Chris founded LivingThai.org in 2011 and has received over 3 million visitors. He has lived here for over 10 years and speaks reads and writes very good Thai.

2 Responses to Direct Track still down after 5 days

  1. American February 28, 2012 at 6:27 pm #

    Having significant experience in HA (High Availability) requirements of very large environements… I had a whole long set of comments and then noticed it was Digital River. So, that throws all the comments out that they didn’t know what they were doing. I have read the comments from DR about the outage and it isn’t the whole truth as written (could have been shortened by the reporter). They allegedly lost “a drive”, had the spare parts and was up within a couple days. I think “drive” is more than… just “a hard drive”. This is probably a rare situation where ultimately some data also became corrupted and a continuity plan was not in place with the appropriate technology to get them out of this class of outage in a reasonable time.
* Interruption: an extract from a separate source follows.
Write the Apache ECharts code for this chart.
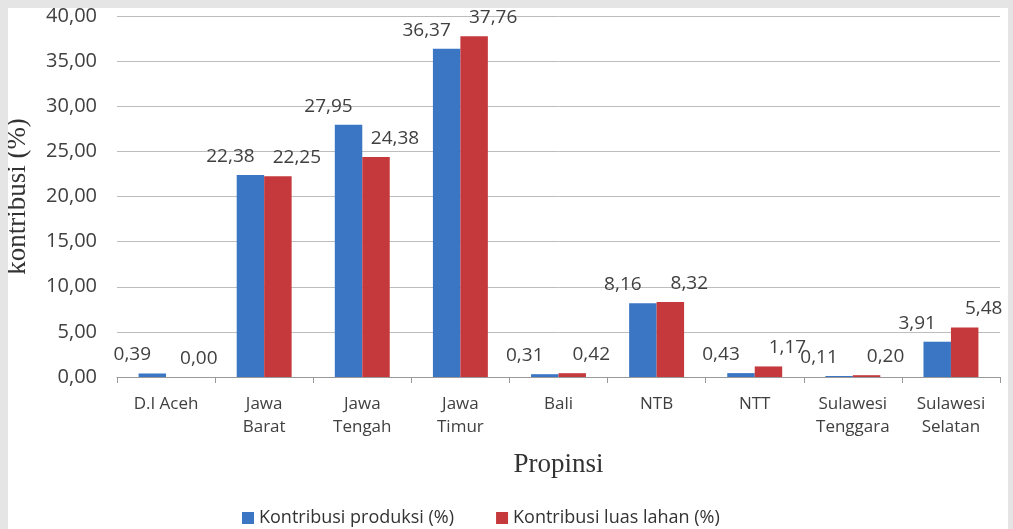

It could just be that this corner case was so expensive to cover that they mathed it out and the loss of revenue and image was cheaper. Probably thinking a short little 1 day outage. I am sure this will be expensive for them with loss of customers etc. Sometimes outages cannot be helped but almost always a contingency plan (a Business continuity plan) in place and technology implemented can reduce the outage.

  2. beckman55 June 23, 2012 at 9:11 am #

    If you put a simple disk array problem with our top engineers are working on it…..to me that equals no HA and no backups 🙂 Doesn’t sound good. Buy new hardware, restore backup, and get back online. Salvage any missed data after.

    So Mr. IT guy what’s your backup plan? …..my resumes in the top drawer?